Questo Atomo AG 11

fissa sulla carta, ridimensiona e finalmente “documenta”, dopo oltre quattro anni di incertezze e di ripensamenti – circa i quali rimando ad AG 19 – i miei arditi progetti e i miei scritti “virtuali” (testi o “ipertesti” elettronici) sull’analisi dell’atto grafico. In pratica raccoglie, “stabilizza”, rende “consistenti” e quindi “citabili” una trentina di contributi apparsi negli anni nel mio sito web.

In questo Atomo mancano le usuali note al testo, perchè non ho ritenuto valesse la pena trasferire sulla carta i molti link elettronici originali, cioè di “ipertestualizzare” uno scritto cartaceo caratterizzato, com’è ovvio, dalla sola “testualità” sequenziale. In soldoni questo significa che, per gli approfondimenti, il lettore è “obbligato” ad aprire la corrispettiva edizione on line e navigare nel mio vasto sito, e che la “carta” serve da porto e da approdo per non naufragare in quel mare.
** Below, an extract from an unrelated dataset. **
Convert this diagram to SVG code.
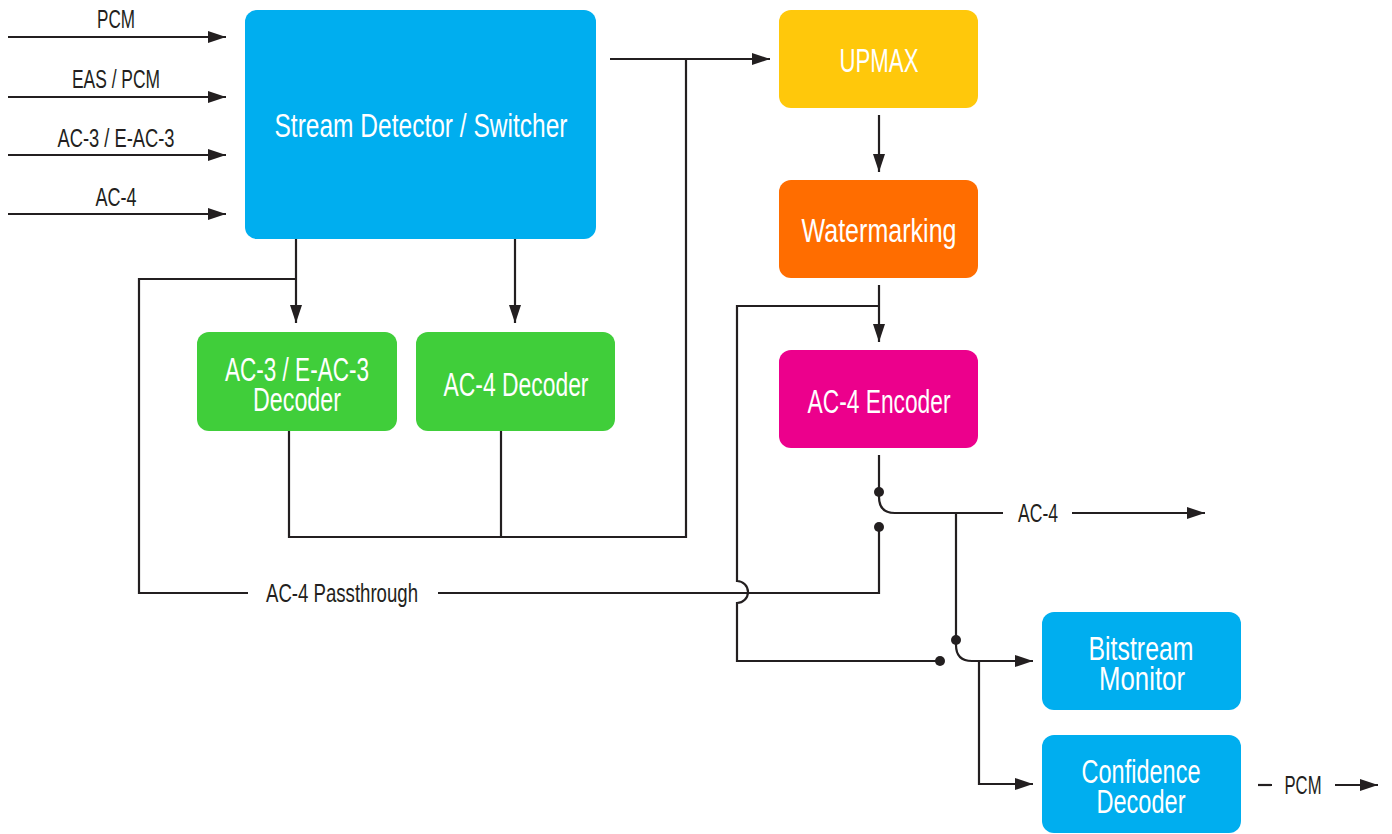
<svg xmlns="http://www.w3.org/2000/svg" width="1392" height="834" viewBox="0 0 1392 834">
<style>
.lbl{font-family:"Liberation Sans",Arial,sans-serif;font-size:25px;fill:#231F20;text-anchor:middle}
.bt{font-family:"Liberation Sans",Arial,sans-serif;font-size:33px;fill:#FFFFFF;text-anchor:middle}
.ln{fill:none;stroke:#231F20;stroke-width:2.2}
.dot{fill:#231F20}
</style>
<defs>
<marker id="ah" viewBox="0 0 18 12" refX="18" refY="6" markerWidth="18" markerHeight="12" markerUnits="userSpaceOnUse" orient="auto">
<path d="M0,0 L18,6 L0,12 Z" fill="#231F20"/>
</marker>
</defs>
<rect width="1392" height="834" fill="#FFFFFF"/>
<g id="connectors">
<line class="ln" x1="8" y1="37" x2="226" y2="37" marker-end="url(#ah)"/>
<line class="ln" x1="8" y1="97" x2="226" y2="97" marker-end="url(#ah)"/>
<line class="ln" x1="8" y1="155" x2="226" y2="155" marker-end="url(#ah)"/>
<line class="ln" x1="8" y1="214" x2="226" y2="214" marker-end="url(#ah)"/>
<text class="lbl" x="116" y="28" textLength="38" lengthAdjust="spacingAndGlyphs">PCM</text>
<text class="lbl" x="116" y="88" textLength="88" lengthAdjust="spacingAndGlyphs">EAS / PCM</text>
<text class="lbl" x="116" y="147" textLength="117" lengthAdjust="spacingAndGlyphs">AC-3 / E-AC-3</text>
<text class="lbl" x="116" y="206" textLength="41" lengthAdjust="spacingAndGlyphs">AC-4</text>
<line class="ln" x1="610" y1="59" x2="770" y2="59" marker-end="url(#ah)"/>
<polyline class="ln" points="686,59 686,537 289,537 289,431"/>
<line class="ln" x1="501" y1="431" x2="501" y2="537"/>
<line class="ln" x1="296" y1="239" x2="296" y2="323" marker-end="url(#ah)"/>
<line class="ln" x1="515" y1="239" x2="515" y2="323" marker-end="url(#ah)"/>
<polyline class="ln" points="296,279 139,279 139,593 248,593"/>
<polyline class="ln" points="438,593 879,593 879,531"/>
<circle class="dot" cx="879" cy="527" r="5"/>
<text class="lbl" x="342" y="602" textLength="152" lengthAdjust="spacingAndGlyphs">AC-4 Passthrough</text>
<line class="ln" x1="879" y1="115" x2="879" y2="172" marker-end="url(#ah)"/>
<line class="ln" x1="879" y1="285" x2="879" y2="342" marker-end="url(#ah)"/>
<path class="ln" d="M879,306 L737,306 L737,581 A11,11 0 0 1 737,603 L737,661 L940,661"/>
<circle class="dot" cx="940" cy="661" r="5"/>
<path class="ln" d="M879,455 L879,497 Q879,513 895,513 L1003,513"/>
<circle class="dot" cx="879" cy="492" r="5"/>
<line class="ln" x1="1072" y1="513" x2="1205" y2="513" marker-end="url(#ah)"/>
<text class="lbl" x="1038" y="522" textLength="40" lengthAdjust="spacingAndGlyphs">AC-4</text>
<path class="ln" d="M956,513 L956,645 Q956,661 972,661 L1033,661" marker-end="url(#ah)"/>
<circle class="dot" cx="956" cy="640" r="5"/>
<polyline class="ln" points="979,661 979,784 1033,784" marker-end="url(#ah)"/>
<line class="ln" x1="1258" y1="785" x2="1272" y2="785"/>
<line class="ln" x1="1335" y1="785" x2="1378" y2="785" marker-end="url(#ah)"/>
<text class="lbl" x="1303" y="794" textLength="37" lengthAdjust="spacingAndGlyphs">PCM</text>
</g>
<g id="switcher">
<rect x="245" y="10" width="351" height="229" rx="12" fill="#00AEEF"/>
<text class="bt" x="421" y="137" textLength="293" lengthAdjust="spacingAndGlyphs">Stream Detector / Switcher</text>
</g>
<g id="upmax">
<rect x="779" y="10" width="199" height="98" rx="12" fill="#FFC80B"/>
<text class="bt" x="879" y="72" textLength="79" lengthAdjust="spacingAndGlyphs">UPMAX</text>
</g>
<g id="watermarking">
<rect x="779" y="180" width="199" height="98" rx="12" fill="#FF6D00"/>
<text class="bt" x="879" y="242" textLength="155" lengthAdjust="spacingAndGlyphs">Watermarking</text>
</g>
<g id="ac4encoder">
<rect x="779" y="350" width="199" height="98" rx="12" fill="#EC008C"/>
<text class="bt" x="879" y="413" textLength="143" lengthAdjust="spacingAndGlyphs">AC-4 Encoder</text>
</g>
<g id="ac3decoder">
<rect x="197" y="332" width="200" height="99" rx="12" fill="#40CE3A"/>
<text class="bt" x="297" y="381" textLength="144" lengthAdjust="spacingAndGlyphs">AC-3 / E-AC-3</text>
<text class="bt" x="297" y="411" textLength="88" lengthAdjust="spacingAndGlyphs">Decoder</text>
</g>
<g id="ac4decoder">
<rect x="416" y="332" width="199" height="99" rx="12" fill="#40CE3A"/>
<text class="bt" x="516" y="396" textLength="145" lengthAdjust="spacingAndGlyphs">AC-4 Decoder</text>
</g>
<g id="bitstreammonitor">
<rect x="1042" y="612" width="199" height="98" rx="12" fill="#00AEEF"/>
<text class="bt" x="1141" y="660" textLength="105" lengthAdjust="spacingAndGlyphs">Bitstream</text>
<text class="bt" x="1142" y="690" textLength="86" lengthAdjust="spacingAndGlyphs">Monitor</text>
</g>
<g id="confidencedecoder">
<rect x="1042" y="735" width="199" height="98" rx="12" fill="#00AEEF"/>
<text class="bt" x="1141" y="783" textLength="119" lengthAdjust="spacingAndGlyphs">Confidence</text>
<text class="bt" x="1141" y="813" textLength="89" lengthAdjust="spacingAndGlyphs">Decoder</text>
</g>
</svg>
Anche per questo motivo l’indice del fascicolo è stato messo solo nell’edizione ipertestuale.

La meccanica grafica, o “fisiofisica della manoscrittura” come preferisco chiamarla, è una disciplina pochissimo nota, assimilata alla grafologia e ritenuta obsoleta sin dall’avvento della scrittura a macchina (che ha relegato la manoscrittura, si può quasi dire, alla sola firma) e a maggior ragione oggi, nell’epoca della “scrittura vocale” al computer. Un tempo la “tecnica grafica” era studiata da stenografi e da fisiologi, oggi è abbandonata non solo (o non tanto) per la sua presunta inutilità, ma in realtà, e soprattutto, per la sua indiscutibile difficoltà.

Eppure essa è utilissima per le sue analogie con la meccanica fonica o “fisiofisica della voce”, come si può evincere scorrendo l’opuscolo “gemelloAG 18, Scritti di Telelinguistica, che licenzio in contemporanea a questo. Ed anzi, credo di poter dire che rispetto alla “meccanica fonica” la “meccanica grafica” risulta ben più facile e più accessibile alla misura e all’analisi scientifica.

Ma c’è una particolarissima “scrittura” ancora più semplice e scientificamente più abbordabile della manoscrittura: mi riferisco alla manipolazione di un tasto Morse, azione equiparabile sia alla scrittura sia alla fonazione (vedi AG 14, AG 18, ecc.), e alla corrispettiva “scrittura” della rotella inchiostrante (vedi MO 73) sulla striscia di carta o “zona” dei vecchi telegrafi Morse (vedi MO 33).

Per lo studio di questa “telelinguistica” non è indispensabile essere un fisiologo, uno stenografo, un linguista o un telegrafista: bastano semplici competenze di fisica, come quelle possedute dall’autore.